Survivors of the deadly earthquake-triggered tsunami in the Mentawai Islands face an uncertain future as they attempt to rebuild their lives.
They might personally be relieved at finding themselves safe, but for those who have lost everything, the future is as frightening as their tsunami ordeal. They are struggling to raise money for living and for their children.
“I’m healing well, but I’m still a little sore,” Asaril Sababalat told The Jakarta Post on Sunday.
He is one of many who needs time to recover from injuries, but what bothers Asaril the most is money.
He said he lived a financially comfortable life in Muntei Baru-Baru, located on the west coast of North Pagai Island. The hamlet was among those wiped out by the waves on Oct. 25.
Asaril said he used to have a 5-hectare cocoa plantation with 4,000 trees and was planning to harvest the crop in three years.

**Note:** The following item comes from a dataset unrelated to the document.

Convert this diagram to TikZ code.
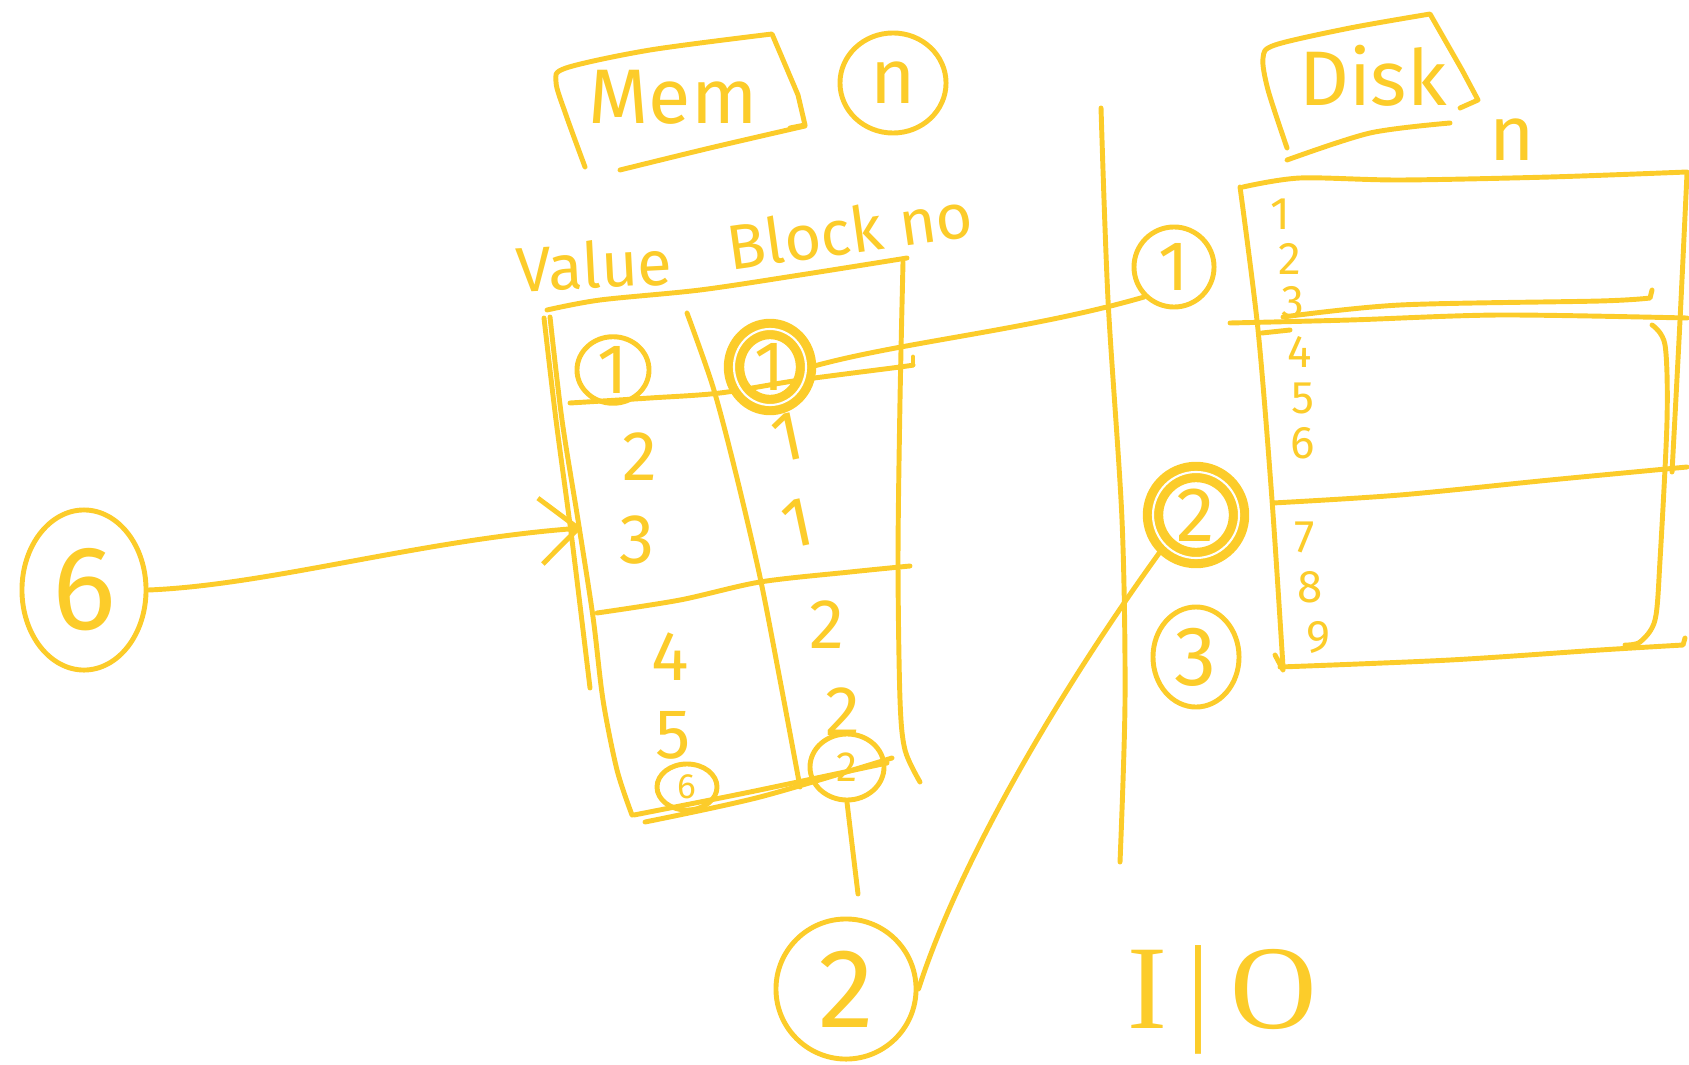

He said he also planted thousands of coconut trees and had two boats that he rented out. Asaril said he also bred 24 pigs and 50 chickens.
All but his boats are gone.
To add to his misery, he lost three of his five children and his wife Rospiana Sabeleau remains missing.
The tsunami killed 447 people and left 56 missing. The wave also seriously injured 170 and inflicted light injuries on 325 others. More than 15,000 have been forced to flee.
The tsunami destroyed five schools, six government offices, seven bridges, seven houses of worship, two resorts and one ship.
Asaril and some family members were at home when the disaster struck. Asaril said he had gone out to survey any damage from the earthquake when the tsunami hit.
Two of Asaril’s children survived the disaster because they were at their Christian boarding school in Nemnem Leleu, Sikakap.
“School starts on Monday, but I can’t pay,” Asaril said.
He said he used to earn Rp 2 million renting out his boats, but now needs Rp 4 million to repair both.
“I wish things return to normal soon. I need seeds to start planting again and money to repair the boats.”
Former Mentawai councilor Kortanius Sabeleakek said the government would face a tough task helping people get back on their feet financially.
“Fishermen are still traumatized about going out to sea. Farmers face the daunting task of restoring cultivation with their land swamped by sea water,” he said. He joined a relief team to distribute aid to victims.
On the islands’ west coast, where the tsunami devastated villages, cultivated land had not extended more than 600 meters from the coast, as the higher ground was not fertile, Kortanius said.
“Plantations and paddy fields have been destroyed,” he said.
He added that the government plan to relocate people to higher ground was unfeasible given the unsuitability of the land.
Referring to previous relocations, he said people built their lives close to the sea, not mountains. After the 2007 earthquake, residents of Balekraksok hamlet were moved 7 kilometers away from the coast, but gradually drifted back, as their livelihoods depended on the sea.
They moved into their old homes before this latest tsunami came, killing 27 and leaving two missing.